■ INSTRUCTIONS TO FOLLOW: Extract every line of the material below and reproduce it faithfully.

┌────────

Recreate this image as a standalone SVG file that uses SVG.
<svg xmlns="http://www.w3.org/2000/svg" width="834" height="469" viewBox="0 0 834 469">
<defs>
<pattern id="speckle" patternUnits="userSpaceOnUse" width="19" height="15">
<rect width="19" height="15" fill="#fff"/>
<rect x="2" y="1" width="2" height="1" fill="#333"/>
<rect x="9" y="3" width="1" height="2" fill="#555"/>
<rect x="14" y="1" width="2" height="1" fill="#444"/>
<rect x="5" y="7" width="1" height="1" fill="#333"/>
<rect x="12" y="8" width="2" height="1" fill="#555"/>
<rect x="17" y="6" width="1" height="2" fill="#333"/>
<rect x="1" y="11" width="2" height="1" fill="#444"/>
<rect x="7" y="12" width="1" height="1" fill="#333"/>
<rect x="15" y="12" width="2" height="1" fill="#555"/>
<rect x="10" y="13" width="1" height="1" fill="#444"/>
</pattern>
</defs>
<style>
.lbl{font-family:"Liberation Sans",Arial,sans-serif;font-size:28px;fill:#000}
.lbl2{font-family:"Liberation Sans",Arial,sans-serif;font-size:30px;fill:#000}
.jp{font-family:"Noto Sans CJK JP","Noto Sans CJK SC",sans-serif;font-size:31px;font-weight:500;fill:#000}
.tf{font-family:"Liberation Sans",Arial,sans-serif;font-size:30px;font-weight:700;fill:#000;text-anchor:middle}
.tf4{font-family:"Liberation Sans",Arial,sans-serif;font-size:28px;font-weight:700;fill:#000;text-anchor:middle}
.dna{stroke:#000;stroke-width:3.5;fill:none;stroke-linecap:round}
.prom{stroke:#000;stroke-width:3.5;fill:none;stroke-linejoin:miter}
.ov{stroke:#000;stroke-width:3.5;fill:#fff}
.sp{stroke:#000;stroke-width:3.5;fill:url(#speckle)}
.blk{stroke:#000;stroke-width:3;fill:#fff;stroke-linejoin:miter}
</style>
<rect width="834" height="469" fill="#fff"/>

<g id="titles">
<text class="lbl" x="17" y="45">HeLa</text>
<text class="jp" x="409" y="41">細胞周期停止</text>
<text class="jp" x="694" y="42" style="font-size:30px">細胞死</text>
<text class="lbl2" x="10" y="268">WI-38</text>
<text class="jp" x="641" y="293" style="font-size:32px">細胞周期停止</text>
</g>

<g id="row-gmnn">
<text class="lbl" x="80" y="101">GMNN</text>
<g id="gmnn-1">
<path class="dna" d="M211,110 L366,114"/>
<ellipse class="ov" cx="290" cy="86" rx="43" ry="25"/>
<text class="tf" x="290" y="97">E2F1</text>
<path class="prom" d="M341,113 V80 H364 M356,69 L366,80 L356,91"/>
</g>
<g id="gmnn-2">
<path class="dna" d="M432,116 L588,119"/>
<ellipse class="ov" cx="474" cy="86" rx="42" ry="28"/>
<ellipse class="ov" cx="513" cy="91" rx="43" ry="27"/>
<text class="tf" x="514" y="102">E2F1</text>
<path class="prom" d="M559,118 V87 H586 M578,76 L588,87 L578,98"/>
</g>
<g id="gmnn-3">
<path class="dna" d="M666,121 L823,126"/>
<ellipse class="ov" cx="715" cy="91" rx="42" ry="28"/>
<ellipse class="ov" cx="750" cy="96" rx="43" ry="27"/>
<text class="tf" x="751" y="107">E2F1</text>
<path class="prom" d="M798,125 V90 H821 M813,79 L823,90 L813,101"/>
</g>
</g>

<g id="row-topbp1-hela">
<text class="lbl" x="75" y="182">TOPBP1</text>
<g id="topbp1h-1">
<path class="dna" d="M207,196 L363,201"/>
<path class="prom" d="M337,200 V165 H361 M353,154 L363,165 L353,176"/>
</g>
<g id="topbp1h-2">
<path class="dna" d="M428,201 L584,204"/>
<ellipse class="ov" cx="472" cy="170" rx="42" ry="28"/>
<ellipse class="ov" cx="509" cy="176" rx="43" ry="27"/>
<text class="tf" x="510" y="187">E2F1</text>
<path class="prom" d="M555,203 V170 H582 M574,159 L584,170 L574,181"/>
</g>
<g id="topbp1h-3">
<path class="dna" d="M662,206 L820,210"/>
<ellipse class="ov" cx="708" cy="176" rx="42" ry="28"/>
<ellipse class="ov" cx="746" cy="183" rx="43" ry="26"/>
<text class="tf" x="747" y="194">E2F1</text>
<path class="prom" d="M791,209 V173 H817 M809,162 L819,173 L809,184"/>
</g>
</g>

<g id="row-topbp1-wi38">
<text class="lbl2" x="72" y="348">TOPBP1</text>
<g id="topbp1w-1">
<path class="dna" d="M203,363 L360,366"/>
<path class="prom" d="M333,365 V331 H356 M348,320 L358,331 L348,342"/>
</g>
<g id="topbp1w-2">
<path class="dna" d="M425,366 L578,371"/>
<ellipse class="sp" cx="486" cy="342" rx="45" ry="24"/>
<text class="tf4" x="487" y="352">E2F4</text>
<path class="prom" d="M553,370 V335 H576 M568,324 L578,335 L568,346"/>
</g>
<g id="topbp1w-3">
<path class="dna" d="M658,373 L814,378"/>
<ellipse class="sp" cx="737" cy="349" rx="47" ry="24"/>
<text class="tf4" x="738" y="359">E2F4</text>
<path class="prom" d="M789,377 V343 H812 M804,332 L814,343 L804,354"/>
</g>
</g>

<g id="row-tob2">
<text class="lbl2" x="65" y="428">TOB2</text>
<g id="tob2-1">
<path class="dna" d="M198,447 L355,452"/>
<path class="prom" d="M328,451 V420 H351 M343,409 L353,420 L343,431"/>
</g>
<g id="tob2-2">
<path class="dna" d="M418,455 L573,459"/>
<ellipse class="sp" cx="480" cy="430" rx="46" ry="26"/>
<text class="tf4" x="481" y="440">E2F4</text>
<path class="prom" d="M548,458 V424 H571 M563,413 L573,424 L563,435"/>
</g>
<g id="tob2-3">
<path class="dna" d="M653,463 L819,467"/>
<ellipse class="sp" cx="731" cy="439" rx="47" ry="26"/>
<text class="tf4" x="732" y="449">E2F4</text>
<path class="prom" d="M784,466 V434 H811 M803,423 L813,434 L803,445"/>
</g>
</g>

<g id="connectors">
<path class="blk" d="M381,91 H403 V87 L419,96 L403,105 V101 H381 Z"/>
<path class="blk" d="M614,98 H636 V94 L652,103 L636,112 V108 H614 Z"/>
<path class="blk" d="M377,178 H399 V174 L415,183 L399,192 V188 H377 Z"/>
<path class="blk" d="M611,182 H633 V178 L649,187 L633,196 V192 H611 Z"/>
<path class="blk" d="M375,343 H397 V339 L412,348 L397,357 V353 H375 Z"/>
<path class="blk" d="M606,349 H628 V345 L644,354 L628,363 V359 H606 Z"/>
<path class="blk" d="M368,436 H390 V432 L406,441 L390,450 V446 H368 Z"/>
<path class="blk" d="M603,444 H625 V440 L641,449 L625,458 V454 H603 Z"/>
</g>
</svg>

└────────

■ REPLY TO THE TASK:
Recreate this image as a standalone SVG file that uses SVG.
<svg xmlns="http://www.w3.org/2000/svg" width="834" height="469" viewBox="0 0 834 469">
<defs>
<pattern id="speckle" patternUnits="userSpaceOnUse" width="19" height="15">
<rect width="19" height="15" fill="#fff"/>
<rect x="2" y="1" width="2" height="1" fill="#333"/>
<rect x="9" y="3" width="1" height="2" fill="#555"/>
<rect x="14" y="1" width="2" height="1" fill="#444"/>
<rect x="5" y="7" width="1" height="1" fill="#333"/>
<rect x="12" y="8" width="2" height="1" fill="#555"/>
<rect x="17" y="6" width="1" height="2" fill="#333"/>
<rect x="1" y="11" width="2" height="1" fill="#444"/>
<rect x="7" y="12" width="1" height="1" fill="#333"/>
<rect x="15" y="12" width="2" height="1" fill="#555"/>
<rect x="10" y="13" width="1" height="1" fill="#444"/>
</pattern>
</defs>
<style>
.lbl{font-family:"Liberation Sans",Arial,sans-serif;font-size:28px;fill:#000}
.lbl2{font-family:"Liberation Sans",Arial,sans-serif;font-size:30px;fill:#000}
.jp{font-family:"Noto Sans CJK JP","Noto Sans CJK SC",sans-serif;font-size:31px;font-weight:500;fill:#000}
.tf{font-family:"Liberation Sans",Arial,sans-serif;font-size:30px;font-weight:700;fill:#000;text-anchor:middle}
.tf4{font-family:"Liberation Sans",Arial,sans-serif;font-size:28px;font-weight:700;fill:#000;text-anchor:middle}
.dna{stroke:#000;stroke-width:3.5;fill:none;stroke-linecap:round}
.prom{stroke:#000;stroke-width:3.5;fill:none;stroke-linejoin:miter}
.ov{stroke:#000;stroke-width:3.5;fill:#fff}
.sp{stroke:#000;stroke-width:3.5;fill:url(#speckle)}
.blk{stroke:#000;stroke-width:3;fill:#fff;stroke-linejoin:miter}
</style>
<rect width="834" height="469" fill="#fff"/>

<g id="titles">
<text class="lbl" x="17" y="45">HeLa</text>
<text class="jp" x="409" y="41">細胞周期停止</text>
<text class="jp" x="694" y="42" style="font-size:30px">細胞死</text>
<text class="lbl2" x="10" y="268">WI-38</text>
<text class="jp" x="641" y="293" style="font-size:32px">細胞周期停止</text>
</g>

<g id="row-gmnn">
<text class="lbl" x="80" y="101">GMNN</text>
<g id="gmnn-1">
<path class="dna" d="M211,110 L366,114"/>
<ellipse class="ov" cx="290" cy="86" rx="43" ry="25"/>
<text class="tf" x="290" y="97">E2F1</text>
<path class="prom" d="M341,113 V80 H364 M356,69 L366,80 L356,91"/>
</g>
<g id="gmnn-2">
<path class="dna" d="M432,116 L588,119"/>
<ellipse class="ov" cx="474" cy="86" rx="42" ry="28"/>
<ellipse class="ov" cx="513" cy="91" rx="43" ry="27"/>
<text class="tf" x="514" y="102">E2F1</text>
<path class="prom" d="M559,118 V87 H586 M578,76 L588,87 L578,98"/>
</g>
<g id="gmnn-3">
<path class="dna" d="M666,121 L823,126"/>
<ellipse class="ov" cx="715" cy="91" rx="42" ry="28"/>
<ellipse class="ov" cx="750" cy="96" rx="43" ry="27"/>
<text class="tf" x="751" y="107">E2F1</text>
<path class="prom" d="M798,125 V90 H821 M813,79 L823,90 L813,101"/>
</g>
</g>

<g id="row-topbp1-hela">
<text class="lbl" x="75" y="182">TOPBP1</text>
<g id="topbp1h-1">
<path class="dna" d="M207,196 L363,201"/>
<path class="prom" d="M337,200 V165 H361 M353,154 L363,165 L353,176"/>
</g>
<g id="topbp1h-2">
<path class="dna" d="M428,201 L584,204"/>
<ellipse class="ov" cx="472" cy="170" rx="42" ry="28"/>
<ellipse class="ov" cx="509" cy="176" rx="43" ry="27"/>
<text class="tf" x="510" y="187">E2F1</text>
<path class="prom" d="M555,203 V170 H582 M574,159 L584,170 L574,181"/>
</g>
<g id="topbp1h-3">
<path class="dna" d="M662,206 L820,210"/>
<ellipse class="ov" cx="708" cy="176" rx="42" ry="28"/>
<ellipse class="ov" cx="746" cy="183" rx="43" ry="26"/>
<text class="tf" x="747" y="194">E2F1</text>
<path class="prom" d="M791,209 V173 H817 M809,162 L819,173 L809,184"/>
</g>
</g>

<g id="row-topbp1-wi38">
<text class="lbl2" x="72" y="348">TOPBP1</text>
<g id="topbp1w-1">
<path class="dna" d="M203,363 L360,366"/>
<path class="prom" d="M333,365 V331 H356 M348,320 L358,331 L348,342"/>
</g>
<g id="topbp1w-2">
<path class="dna" d="M425,366 L578,371"/>
<ellipse class="sp" cx="486" cy="342" rx="45" ry="24"/>
<text class="tf4" x="487" y="352">E2F4</text>
<path class="prom" d="M553,370 V335 H576 M568,324 L578,335 L568,346"/>
</g>
<g id="topbp1w-3">
<path class="dna" d="M658,373 L814,378"/>
<ellipse class="sp" cx="737" cy="349" rx="47" ry="24"/>
<text class="tf4" x="738" y="359">E2F4</text>
<path class="prom" d="M789,377 V343 H812 M804,332 L814,343 L804,354"/>
</g>
</g>

<g id="row-tob2">
<text class="lbl2" x="65" y="428">TOB2</text>
<g id="tob2-1">
<path class="dna" d="M198,447 L355,452"/>
<path class="prom" d="M328,451 V420 H351 M343,409 L353,420 L343,431"/>
</g>
<g id="tob2-2">
<path class="dna" d="M418,455 L573,459"/>
<ellipse class="sp" cx="480" cy="430" rx="46" ry="26"/>
<text class="tf4" x="481" y="440">E2F4</text>
<path class="prom" d="M548,458 V424 H571 M563,413 L573,424 L563,435"/>
</g>
<g id="tob2-3">
<path class="dna" d="M653,463 L819,467"/>
<ellipse class="sp" cx="731" cy="439" rx="47" ry="26"/>
<text class="tf4" x="732" y="449">E2F4</text>
<path class="prom" d="M784,466 V434 H811 M803,423 L813,434 L803,445"/>
</g>
</g>

<g id="connectors">
<path class="blk" d="M381,91 H403 V87 L419,96 L403,105 V101 H381 Z"/>
<path class="blk" d="M614,98 H636 V94 L652,103 L636,112 V108 H614 Z"/>
<path class="blk" d="M377,178 H399 V174 L415,183 L399,192 V188 H377 Z"/>
<path class="blk" d="M611,182 H633 V178 L649,187 L633,196 V192 H611 Z"/>
<path class="blk" d="M375,343 H397 V339 L412,348 L397,357 V353 H375 Z"/>
<path class="blk" d="M606,349 H628 V345 L644,354 L628,363 V359 H606 Z"/>
<path class="blk" d="M368,436 H390 V432 L406,441 L390,450 V446 H368 Z"/>
<path class="blk" d="M603,444 H625 V440 L641,449 L625,458 V454 H603 Z"/>
</g>
</svg>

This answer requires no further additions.